Edge AI for Industrial Visual Inspection: YOLOv8-Based Visual Conformity Detection Using Raspberry Pi
Abstract
1. Introduction
2. Related Works
3. Materials and Methods
3.1. Theoretical Background
3.1.1. Computer Vision and Convolutional Neural Networks in Industry 4.0
- Convolution Layer: Uses kernels or filters to extract features from the input image. The kernel performs dot product operations on subregions of the image, producing a feature map. The displacement of the kernel is controlled by a parameter called stride, and the use of padding can preserve the original image’s dimensions [8].
- Pooling Layer: Responsible for reducing the dimensionality of feature maps while retaining the most relevant information. The most common operations are max pooling (selects the most significant value in the region) and average pooling (calculates the average) [8].
- Flattening Layer: Converts the feature maps (two-dimensional) into a one-dimensional vector, which allows connecting the information to the dense layers (fully connected) to perform the final classification [8].
- Dense Layers (Fully Connected Layers): Perform the decision process based on the extracted and flattened features. These layers connect all the neurons in the previous layer to all those in the next layer, as in a traditional neural network [8].

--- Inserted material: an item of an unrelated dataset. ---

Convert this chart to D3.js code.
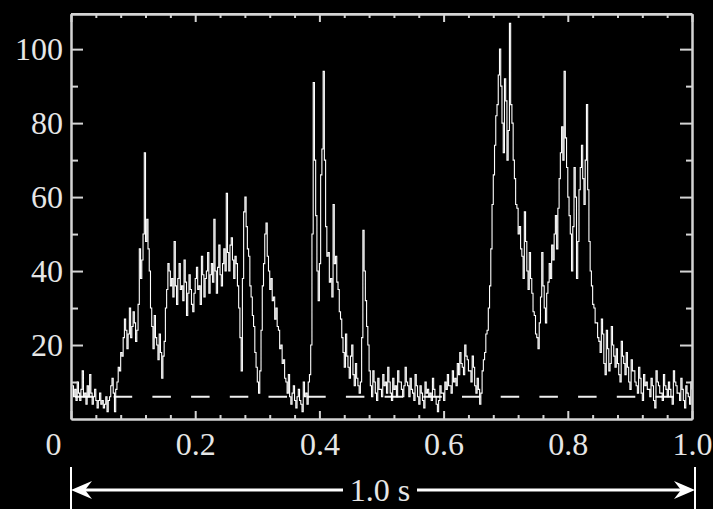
<!DOCTYPE html>
<html>
<head>
<meta charset="utf-8">
<script src="https://cdn.jsdelivr.net/npm/d3@7"></script>
<style>
  html, body { margin: 0; padding: 0; background: #000; }
  svg { display: block; }
  .axis text { font-family: "Liberation Serif", "DejaVu Serif", serif; font-size: 32px; fill: #e6e6e6; }
  .axis line, .axis path { stroke: #d4d4d4; stroke-width: 2; }
</style>
</head>
<body>
<div id="chart"></div>
<script>
// Light curve: counts per 2 ms bin
const binWidth = 0.002;
const counts = [
  9, 6, 8, 5, 10, 7, 5, 8, 13, 6, 7, 4, 9, 6, 12, 7,
  4, 6, 8, 5, 3, 5, 7, 4, 5, 3, 4, 6, 2, 5, 6, 9,
  11, 7, 2, 8, 10, 14, 13, 18, 17, 22, 27, 24, 19, 23, 30, 22,
  25, 29, 26, 21, 24, 31, 46, 38, 43, 50, 72, 48, 54, 46, 40, 30,
  25, 19, 28, 22, 20, 16, 23, 18, 11, 17, 21, 30, 35, 42, 40, 36,
  38, 33, 48, 36, 31, 38, 42, 35, 36, 32, 43, 37, 28, 34, 39, 35,
  31, 29, 34, 38, 41, 35, 36, 31, 44, 39, 33, 38, 40, 45, 34, 39,
  42, 37, 54, 40, 34, 41, 47, 39, 36, 42, 46, 40, 61, 45, 40, 47,
  49, 43, 38, 44, 42, 36, 30, 22, 13, 38, 56, 60, 52, 46, 44, 36,
  33, 28, 25, 18, 14, 10, 7, 13, 24, 36, 42, 50, 53, 44, 40, 35,
  38, 32, 33, 27, 30, 25, 24, 19, 20, 15, 16, 11, 10, 7, 12, 6,
  4, 7, 9, 5, 3, 6, 8, 5, 4, 2, 10, 6, 7, 4, 10, 12,
  20, 50, 91, 70, 55, 40, 32, 42, 66, 73, 94, 70, 52, 44, 45, 37,
  38, 33, 58, 42, 44, 37, 35, 29, 27, 22, 18, 14, 23, 17, 14, 11,
  17, 20, 12, 9, 15, 11, 9, 7, 10, 22, 51, 40, 32, 25, 20, 13,
  9, 6, 13, 10, 7, 5, 11, 8, 8, 6, 12, 9, 10, 7, 14, 10,
  7, 5, 11, 8, 9, 6, 13, 10, 10, 8, 6, 9, 14, 10, 9, 6,
  11, 8, 7, 5, 12, 9, 6, 4, 9, 7, 5, 3, 10, 7, 8, 6,
  7, 5, 11, 8, 6, 4, 2, 5, 9, 7, 7, 5, 10, 8, 12, 9,
  9, 7, 13, 10, 11, 9, 15, 12, 18, 15, 14, 12, 20, 17, 16, 13,
  13, 10, 17, 14, 9, 7, 11, 8, 4, 7, 13, 16, 18, 23, 24, 30,
  36, 46, 58, 66, 74, 82, 85, 93, 100, 90, 80, 72, 92, 86, 70, 78,
  107, 85, 80, 70, 65, 58, 57, 50, 52, 46, 44, 38, 56, 48, 40, 35,
  45, 38, 34, 29, 28, 23, 22, 19, 26, 33, 45, 36, 30, 26, 34, 37,
  42, 38, 47, 43, 50, 55, 46, 57, 65, 72, 79, 70, 94, 76, 68, 60,
  55, 50, 40, 52, 68, 60, 38, 48, 62, 68, 74, 65, 58, 70, 85, 62,
  48, 40, 36, 31, 30, 26, 26, 22, 21, 18, 27, 23, 15, 12, 24, 19,
  13, 15, 25, 20, 17, 14, 19, 15, 12, 10, 21, 17, 15, 12, 18, 14,
  10, 8, 16, 13, 13, 10, 9, 7, 14, 11, 7, 5, 12, 9, 10, 8,
  8, 6, 11, 9, 5, 3, 13, 10, 9, 7, 7, 5, 12, 9, 8, 6,
  10, 8, 6, 4, 13, 10, 9, 7, 7, 5, 11, 8, 5, 3, 9, 7,
  6, 4, 10, 8
];
const background = 6;
const yMajorTicks = [20, 40, 60, 80, 100];
const yMinorTicks = [10, 30, 50, 70, 90];
const xMajorTicks = [0, 0.2, 0.4, 0.6, 0.8, 1.0];
const xMinorTicks = [0.04, 0.08, 0.12, 0.16, 0.24, 0.28, 0.32, 0.36, 0.44, 0.48, 0.52, 0.56,
                     0.64, 0.68, 0.72, 0.76, 0.84, 0.88, 0.92, 0.96];
const spanLabel = '1.0 s';

const data = counts.map((c, i) => ({ t: i * binWidth + 0.002, c: c }));

const totalWidth = 713, totalHeight = 509;
const margin = { top: 14, right: 21, bottom: 90, left: 71 };
const width = totalWidth - margin.left - margin.right;
const height = totalHeight - margin.top - margin.bottom;

const root = d3.select('#chart').append('svg')
    .attr('width', totalWidth)
    .attr('height', totalHeight)
    .style('background', '#000');

const svg = root.append('g')
    .attr('transform', `translate(${margin.left},${margin.top})`);

const x = d3.scaleLinear().domain([0, 1]).range([0, width]);
const y = d3.scaleLinear().domain([0, 109.5]).range([height, 0]);

// background level
svg.append('line')
    .attr('x1', x(0)).attr('x2', x(1))
    .attr('y1', y(background)).attr('y2', y(background))
    .style('stroke', '#f0f0f0')
    .style('stroke-width', 2)
    .style('stroke-dasharray', '18.5,20.2')
    .style('stroke-dashoffset', -4);

// light curve
const line = d3.line()
    .x(d => x(d.t))
    .y(d => y(d.c))
    .curve(d3.curveStepAfter);

svg.append('path')
    .datum(data)
    .attr('d', line)
    .style('fill', 'none')
    .style('stroke', '#fff')
    .style('stroke-width', 1.1);

// axes, ticks pointing inward
function addAxis(axis, transform, labels) {
    const g = svg.append('g').attr('class', 'axis').attr('transform', transform).call(axis);
    if (!labels) g.selectAll('text').remove();
    return g;
}

const bottomMajor = addAxis(d3.axisBottom(x).tickValues(xMajorTicks).tickSize(-8).tickSizeOuter(0)
    .tickPadding(13).tickFormat(d3.format('.1f')), `translate(0,${height})`, true);
bottomMajor.selectAll('text').text(d => d === 0 ? '0' : d3.format('.1f')(d))
    .attr('dx', d => d === 0 ? -18 : 0);
addAxis(d3.axisBottom(x).tickValues(xMinorTicks).tickSize(-4).tickSizeOuter(0), `translate(0,${height})`, false);

addAxis(d3.axisTop(x).tickValues(xMajorTicks).tickSize(-8).tickSizeOuter(0), 'translate(0,0)', false);
addAxis(d3.axisTop(x).tickValues(xMinorTicks).tickSize(-4).tickSizeOuter(0), 'translate(0,0)', false);

addAxis(d3.axisLeft(y).tickValues(yMajorTicks).tickSize(-12).tickSizeOuter(0).tickPadding(8), 'translate(0,0)', true);
addAxis(d3.axisLeft(y).tickValues(yMinorTicks).tickSize(-7).tickSizeOuter(0), 'translate(0,0)', false);

addAxis(d3.axisRight(y).tickValues(yMajorTicks).tickSize(-12).tickSizeOuter(0), `translate(${width},0)`, false);
addAxis(d3.axisRight(y).tickValues(yMinorTicks).tickSize(-6).tickSizeOuter(0), `translate(${width},0)`, false);

// closing frame edge on top
svg.append('line').attr('x1', 0).attr('x2', width).attr('y1', 0).attr('y2', 0)
    .style('stroke', '#d4d4d4').style('stroke-width', 2);

// duration bar under the plot
const span = svg.append('g').attr('transform', `translate(0,${height + 71})`);
const x0 = x(0), x1 = x(1) + 3;
const textX = (x0 + x1) / 2 - 3;

span.append('line').attr('x1', x0).attr('x2', x0).attr('y1', -23).attr('y2', 25)
    .style('stroke', '#fff').style('stroke-width', 2);
span.append('line').attr('x1', x1).attr('x2', x1).attr('y1', -23).attr('y2', 25)
    .style('stroke', '#fff').style('stroke-width', 2);

span.append('line').attr('x1', x0 + 10).attr('x2', textX - 37).attr('y1', 0).attr('y2', 0)
    .style('stroke', '#fff').style('stroke-width', 3);
span.append('line').attr('x1', textX + 37).attr('x2', x1 - 10).attr('y1', 0).attr('y2', 0)
    .style('stroke', '#fff').style('stroke-width', 3);

span.append('path')
    .attr('d', `M${x0},0 L${x0 + 21},-9 L${x0 + 14},0 L${x0 + 21},9 Z`)
    .style('fill', '#fff');
span.append('path')
    .attr('d', `M${x1},0 L${x1 - 21},-9 L${x1 - 14},0 L${x1 - 21},9 Z`)
    .style('fill', '#fff');

span.append('text')
    .attr('x', textX)
    .attr('y', 0)
    .attr('dy', '0.34em')
    .attr('text-anchor', 'middle')
    .style('font-family', '"Liberation Serif", "DejaVu Serif", serif')
    .style('font-size', '32px')
    .style('fill', '#e6e6e6')
    .text(spanLabel);
</script>
</body>
</html>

- Activation Function: After each convolution or densely connected operation, activation functions such as the Rectified Linear Unit (ReLU) are applied to introduce non-linearities, thereby enhancing the network’s modeling capability [8].
- In industry, CNNs are applied for fulfilling various functions such as the following:
- Automated Inspection of Surface Defects: CNNs are widely used to detect surface defects on industrial materials, including steel, fabrics, ceramics, photovoltaic panels, magnetic tiles, and LCD screens. These networks can extract relevant visual features directly from images captured during production, enabling fast and accurate decisions about product quality [9].

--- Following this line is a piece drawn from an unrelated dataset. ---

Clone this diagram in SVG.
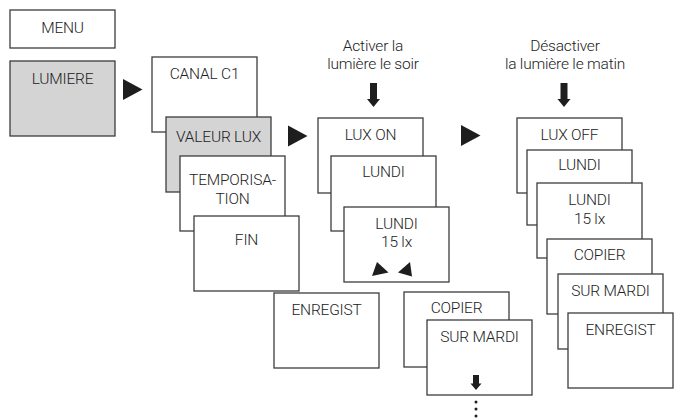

- Vision Systems for Quality Control: The combination of deep learning and computer vision has revolutionized industrial inspection systems, replacing manual methods and simple automation. This results in improved real-time quality control, with the ability to adapt to various lighting conditions and product pattern variation, for example, the visual inspection of automotive surfaces, electronics, or textile items through systems with embedded cameras and CNNs trained to recognize anomalies [10].

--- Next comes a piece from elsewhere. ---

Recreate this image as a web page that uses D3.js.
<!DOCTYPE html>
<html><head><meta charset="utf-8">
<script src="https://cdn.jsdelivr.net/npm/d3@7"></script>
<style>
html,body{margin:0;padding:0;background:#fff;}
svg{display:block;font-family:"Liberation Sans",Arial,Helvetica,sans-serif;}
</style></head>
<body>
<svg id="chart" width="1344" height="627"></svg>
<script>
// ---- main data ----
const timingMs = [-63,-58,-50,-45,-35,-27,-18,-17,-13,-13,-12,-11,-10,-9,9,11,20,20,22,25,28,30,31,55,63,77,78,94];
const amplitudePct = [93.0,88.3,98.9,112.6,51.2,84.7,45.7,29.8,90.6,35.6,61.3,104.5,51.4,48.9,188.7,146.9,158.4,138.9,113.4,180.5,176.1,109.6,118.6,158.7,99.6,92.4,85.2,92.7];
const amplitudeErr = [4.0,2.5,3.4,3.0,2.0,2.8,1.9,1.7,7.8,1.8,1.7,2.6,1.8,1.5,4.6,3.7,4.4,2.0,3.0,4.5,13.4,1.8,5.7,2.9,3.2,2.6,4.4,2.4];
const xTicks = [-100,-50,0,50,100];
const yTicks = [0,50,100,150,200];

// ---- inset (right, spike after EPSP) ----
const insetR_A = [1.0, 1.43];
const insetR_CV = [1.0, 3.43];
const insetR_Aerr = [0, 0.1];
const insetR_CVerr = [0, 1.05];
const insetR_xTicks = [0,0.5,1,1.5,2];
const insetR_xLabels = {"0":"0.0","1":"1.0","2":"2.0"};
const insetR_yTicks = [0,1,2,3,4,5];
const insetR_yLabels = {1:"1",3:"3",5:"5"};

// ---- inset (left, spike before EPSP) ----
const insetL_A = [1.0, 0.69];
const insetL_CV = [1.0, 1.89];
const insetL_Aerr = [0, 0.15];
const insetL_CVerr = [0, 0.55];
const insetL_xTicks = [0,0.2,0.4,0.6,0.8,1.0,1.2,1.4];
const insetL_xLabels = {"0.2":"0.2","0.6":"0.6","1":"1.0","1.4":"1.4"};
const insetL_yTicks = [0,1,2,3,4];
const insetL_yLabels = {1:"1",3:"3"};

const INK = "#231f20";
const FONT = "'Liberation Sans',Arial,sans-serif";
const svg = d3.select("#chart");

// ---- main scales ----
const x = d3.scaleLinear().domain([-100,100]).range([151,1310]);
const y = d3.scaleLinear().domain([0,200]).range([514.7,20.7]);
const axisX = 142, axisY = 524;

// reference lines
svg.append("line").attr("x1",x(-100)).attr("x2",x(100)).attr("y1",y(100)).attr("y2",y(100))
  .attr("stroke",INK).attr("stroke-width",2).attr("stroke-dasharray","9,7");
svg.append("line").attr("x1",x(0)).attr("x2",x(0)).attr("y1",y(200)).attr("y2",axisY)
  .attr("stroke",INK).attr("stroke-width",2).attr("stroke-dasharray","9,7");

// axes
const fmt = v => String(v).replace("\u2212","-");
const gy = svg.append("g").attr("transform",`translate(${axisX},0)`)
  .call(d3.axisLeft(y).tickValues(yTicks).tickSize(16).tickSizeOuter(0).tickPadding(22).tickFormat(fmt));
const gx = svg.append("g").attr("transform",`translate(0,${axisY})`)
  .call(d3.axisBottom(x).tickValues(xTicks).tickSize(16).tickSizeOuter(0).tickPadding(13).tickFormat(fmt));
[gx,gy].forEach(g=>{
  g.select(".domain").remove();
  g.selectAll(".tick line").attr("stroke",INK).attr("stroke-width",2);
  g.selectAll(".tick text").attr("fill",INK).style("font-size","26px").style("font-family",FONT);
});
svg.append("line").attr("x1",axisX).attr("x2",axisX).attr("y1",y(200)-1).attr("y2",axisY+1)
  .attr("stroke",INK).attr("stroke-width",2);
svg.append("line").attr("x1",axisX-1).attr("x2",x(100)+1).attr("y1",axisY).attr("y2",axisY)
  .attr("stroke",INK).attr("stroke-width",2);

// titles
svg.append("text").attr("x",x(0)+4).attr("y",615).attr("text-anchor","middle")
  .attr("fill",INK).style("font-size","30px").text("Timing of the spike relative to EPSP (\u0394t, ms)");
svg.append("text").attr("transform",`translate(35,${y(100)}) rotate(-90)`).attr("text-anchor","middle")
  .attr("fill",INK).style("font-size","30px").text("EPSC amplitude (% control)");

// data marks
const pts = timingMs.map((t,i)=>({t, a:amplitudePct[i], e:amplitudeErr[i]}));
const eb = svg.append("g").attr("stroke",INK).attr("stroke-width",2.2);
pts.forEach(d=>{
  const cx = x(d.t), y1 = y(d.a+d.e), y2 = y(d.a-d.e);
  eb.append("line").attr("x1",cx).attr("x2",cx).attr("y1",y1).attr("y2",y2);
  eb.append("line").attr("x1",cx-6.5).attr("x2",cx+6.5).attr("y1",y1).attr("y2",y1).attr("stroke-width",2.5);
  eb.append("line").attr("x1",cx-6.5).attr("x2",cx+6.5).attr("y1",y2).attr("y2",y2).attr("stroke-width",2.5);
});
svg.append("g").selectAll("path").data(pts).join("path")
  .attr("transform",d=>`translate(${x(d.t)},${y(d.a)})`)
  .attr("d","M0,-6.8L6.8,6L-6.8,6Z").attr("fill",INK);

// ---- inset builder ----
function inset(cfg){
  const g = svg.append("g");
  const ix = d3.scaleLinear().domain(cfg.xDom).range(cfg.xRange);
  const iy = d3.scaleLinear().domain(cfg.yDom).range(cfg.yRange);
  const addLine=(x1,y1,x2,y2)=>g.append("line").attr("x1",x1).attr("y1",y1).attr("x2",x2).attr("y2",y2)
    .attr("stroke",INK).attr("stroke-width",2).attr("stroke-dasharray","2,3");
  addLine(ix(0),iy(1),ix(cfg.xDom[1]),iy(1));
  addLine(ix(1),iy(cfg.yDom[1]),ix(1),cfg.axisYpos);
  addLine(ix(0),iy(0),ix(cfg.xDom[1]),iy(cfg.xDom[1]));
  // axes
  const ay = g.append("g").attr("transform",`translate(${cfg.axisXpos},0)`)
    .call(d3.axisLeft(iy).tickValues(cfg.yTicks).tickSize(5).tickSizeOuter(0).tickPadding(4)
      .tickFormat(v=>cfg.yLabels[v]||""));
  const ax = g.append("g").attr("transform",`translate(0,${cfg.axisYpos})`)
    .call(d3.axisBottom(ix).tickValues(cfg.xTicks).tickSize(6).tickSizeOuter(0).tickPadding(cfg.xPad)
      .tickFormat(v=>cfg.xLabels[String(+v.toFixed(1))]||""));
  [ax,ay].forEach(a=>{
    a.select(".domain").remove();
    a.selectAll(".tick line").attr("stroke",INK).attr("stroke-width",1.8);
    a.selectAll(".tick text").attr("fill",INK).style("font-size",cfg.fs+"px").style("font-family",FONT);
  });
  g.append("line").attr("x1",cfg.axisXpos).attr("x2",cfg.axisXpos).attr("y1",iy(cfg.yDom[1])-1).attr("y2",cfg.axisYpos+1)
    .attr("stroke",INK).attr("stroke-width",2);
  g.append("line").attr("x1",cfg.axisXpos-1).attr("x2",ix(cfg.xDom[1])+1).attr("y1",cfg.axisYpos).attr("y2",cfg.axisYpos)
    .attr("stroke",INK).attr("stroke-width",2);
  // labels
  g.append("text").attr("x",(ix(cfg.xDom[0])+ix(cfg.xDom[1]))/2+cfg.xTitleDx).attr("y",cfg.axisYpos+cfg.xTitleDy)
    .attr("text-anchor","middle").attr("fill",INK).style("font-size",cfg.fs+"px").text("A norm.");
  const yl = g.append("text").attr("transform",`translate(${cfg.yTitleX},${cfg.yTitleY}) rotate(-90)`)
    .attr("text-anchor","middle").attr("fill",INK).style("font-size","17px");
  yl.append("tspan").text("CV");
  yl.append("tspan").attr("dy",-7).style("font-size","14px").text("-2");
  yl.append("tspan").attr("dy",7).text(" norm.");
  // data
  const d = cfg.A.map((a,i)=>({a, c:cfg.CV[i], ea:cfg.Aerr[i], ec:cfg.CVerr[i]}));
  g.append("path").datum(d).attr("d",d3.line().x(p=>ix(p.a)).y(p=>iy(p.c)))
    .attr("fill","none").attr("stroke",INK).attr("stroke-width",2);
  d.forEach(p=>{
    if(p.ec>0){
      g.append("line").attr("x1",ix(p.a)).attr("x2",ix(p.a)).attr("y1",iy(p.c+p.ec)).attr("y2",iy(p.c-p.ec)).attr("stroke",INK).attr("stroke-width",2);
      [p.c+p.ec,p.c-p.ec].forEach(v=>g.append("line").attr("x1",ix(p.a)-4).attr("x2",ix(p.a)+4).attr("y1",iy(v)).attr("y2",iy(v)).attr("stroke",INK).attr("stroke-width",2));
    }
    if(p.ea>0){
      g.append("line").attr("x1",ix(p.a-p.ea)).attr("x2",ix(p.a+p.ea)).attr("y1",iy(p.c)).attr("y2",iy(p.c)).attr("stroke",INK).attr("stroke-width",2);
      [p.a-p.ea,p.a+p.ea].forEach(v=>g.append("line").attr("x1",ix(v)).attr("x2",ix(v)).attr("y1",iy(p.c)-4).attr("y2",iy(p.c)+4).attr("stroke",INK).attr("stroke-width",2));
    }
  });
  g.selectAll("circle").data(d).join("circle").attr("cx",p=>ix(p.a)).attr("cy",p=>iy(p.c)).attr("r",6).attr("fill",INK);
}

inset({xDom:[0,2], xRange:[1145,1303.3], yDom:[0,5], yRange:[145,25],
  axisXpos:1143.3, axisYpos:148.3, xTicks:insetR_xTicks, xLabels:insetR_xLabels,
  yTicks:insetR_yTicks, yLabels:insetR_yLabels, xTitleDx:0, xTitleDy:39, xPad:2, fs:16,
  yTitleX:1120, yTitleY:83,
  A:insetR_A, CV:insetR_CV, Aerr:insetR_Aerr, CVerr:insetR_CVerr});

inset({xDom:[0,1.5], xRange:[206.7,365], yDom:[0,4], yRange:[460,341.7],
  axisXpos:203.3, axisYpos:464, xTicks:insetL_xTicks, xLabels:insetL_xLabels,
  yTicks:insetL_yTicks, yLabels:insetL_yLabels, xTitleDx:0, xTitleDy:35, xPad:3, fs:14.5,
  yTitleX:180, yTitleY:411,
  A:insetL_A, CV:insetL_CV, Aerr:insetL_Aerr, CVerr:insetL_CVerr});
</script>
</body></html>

- Integration with Industry 4.0: CNNs are considered essential technologies within the Industry 4.0 ecosystem, as they support intelligent automation, predictive maintenance, real-time process control, and customized manufacturing. With visual data collection and real-time analysis, CNNs facilitate decentralized and efficient decision-making. Applications in embedded devices, edge computing, and cyber–physical systems allow the use of CNNs even in industrial environments with limited computational resources [9].
- Visual Inspection in the Automotive Industry: In the automotive sector, CNNs are applied at several stages of production, from inspecting raw materials to verifying the final vehicle. They detect tiny defects, such as corrosion, paint flaws, cracks, or structural deformations, that escape human observation [10].
- Automated Inspection with CNNs in the Industrial Life Cycle: CNNs play a crucial role in various phases of the product life cycle, including visual inspection, assembly, process control, and logistics. The architecture of industrial vision systems integrates sensing modules, vision algorithms, and automated decision-making, optimizing production [7].
- Continuous Improvement in Complex Manufacturing Environments: With the advent of Industry 4.0, CNNs enable adaptive visual inspections that dynamically respond to changes in production processes. This significantly reduces response time and rework costs, promoting intelligent manufacturing based on visual data, and includes real-time inspections with embedded and edge sensor computing [10].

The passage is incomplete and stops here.